Conforme a PF, eles desviavam do depósito da Receita Federal mercadorias de alto valor e as substituíam por itens mais baratos. Isso era possível porque os autos de apreensão eram preenchidos pelos servidores suspeitos de forma genérica. Por exemplo: "apreendidas cem garrafas de vinho". Só que o valor real de cada vasilhame confiscado era R$ 1 mil e ele era substituído, no depósito, por um que custa R$ 30 no mercado, exemplificam os policiais que atuam na investigação. "A apreensão era fraudada e os bens mais valiosos, revendidos a contrabandistas", comenta uma fonte que atua no caso.
O grupo de auditores da Receita atuaria também, conforme a investigação, na cobrança de propina para contrabandistas interessados em fazer chegar sua mercadoria no Rio Grande do Sul. Para isso, contariam com a colaboração do policial militar catarinense Jeison Gasparetto, lotado em Chapecó (SC), no setor de inteligência da PM. Ele, segundo a PF, auxiliava na operacionalização das abordagens a alvos potenciais e também prestava apoio na venda e na destinação de produtos desviados.
Parte do suborno consistiria no financiamento de residências para os funcionários, inclusive ainda em construção. Boletos da construtora, pertencentes aos servidores públicos, eram pagos pelos contrabandistas, segundo a PF. Tanto que a Justiça Federal determinou a apreensão de 22 imóveis e 24 veículos pertencentes ao grupo, que incluía os funcionários públicos.
Além dos seis funcionários públicos presos, a PF realizou a prisão preventiva de três empresários e de um motorista da área de transportes. São eles: Marilei Avozani (sócia de três empresas de transporte e de turismo situadas no município de Braga), o esposo dela, Gilmar Bester (também sócio nas empresas) e Valdilene Trajano de Pontes (que também atua com transportes e distribuição de bebidas). O motorista preso, que responde por fazer contrabando, é André Marangon.
O inquérito conta também com relatórios sobre troca de comunicações entre todos os que foram presos, assim como outras pessoas que são investigadas. Ouvidos em audiência de custódia na Justiça Federal, os suspeitos alegaram inocência. Os presos respondem por facilitação ao contrabando ou descaminho, lavagem de dinheiro e organização criminosa. A estimativa da Receita, de perdas em arrecadação de impostos com o esquema revelado agora, é de R$ 150 milhões.
CONTRAPONTOS
O que diz a defesa do auditor Dainy Pacheco dos Santos:
Os advogados Bruno Seligmann de Menezes e Mário Luís Cipriani informam que Dainy está colaborando com as investigações e consideram a prisão uma medida "prematura e de excessivo rigor". Eles pleiteiam a libertação do cliente, na medida em que os elementos de informação já foram colhidos por parte da polícia e da Receita Federal, com o acompanhamento do Ministério Público. E ressaltam que há perícias a serem feitas, que podem exigir a presença do seu cliente solto.

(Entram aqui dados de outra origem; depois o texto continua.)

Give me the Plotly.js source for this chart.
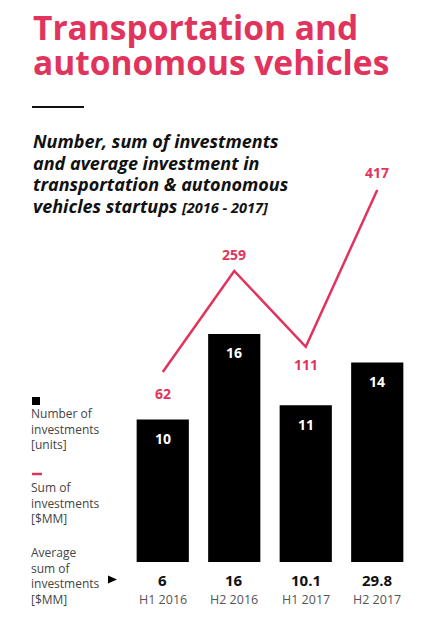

O que diz a defesa dos analistas tributários Rodrigo Tolfo, Marcelo Oesterreich, José Alberto Mallmann:
O defensor deles, Daniel Tonetto, diz que seus clientes são inocentes e isso ficará comprovado ao longo do processo. Ele considera que as prisões foram uma medida excessiva e pede a libertação dos clientes.
O que diz a defesa dos empresários Marilei Avozani, Gilmar Bester:
A advogada Tâmara Camargo, responsável pela defesa deles, afirma que todos os fatos serão esclarecidos no processo e que tenta conseguir a liberdade dos clientes, pois considera que a prisão preventiva é uma medida excessiva. "Os clientes estão e continuarão colaborando com a justiça e com as investigações. Trata-se de uma grande operação, e a liberdade deles contribuirá ainda mais para esclarecer tudo o que for necessário", finaliza.
O que diz a defesa de Valdilene Trajano de Pontes:
O advogado dela, Fábio da Silva Prietsch, não foi encontrado pela reportagem. O espaço está aberto para manifestação.
O que diz a defesa do motorista André Marangon:
O advogado José Carlos Guimarães considera que ainda é cedo para emitir uma declaração da defesa, mas seu cliente está a disposição da Justiça para os esclarecimentos necessários. Sobre o mérito do caso, ressalta que ainda não foram abertos prazos para a defesa e o escritório está analisando tudo, já que a investigação é extensa e complexa.
O que diz a defesa do analista tributário João Chaves Mendonça:
Não foi localizada pela reportagem. O espaço está aberto para manifestação.
O que diz a defesa do PM Jeison Gasparetto:
Os advogados Alexandre Santos Amorim e Carlos Eduardo da Rocha não foram localizados pela reportagem. O espaço segue aberto para manifestação.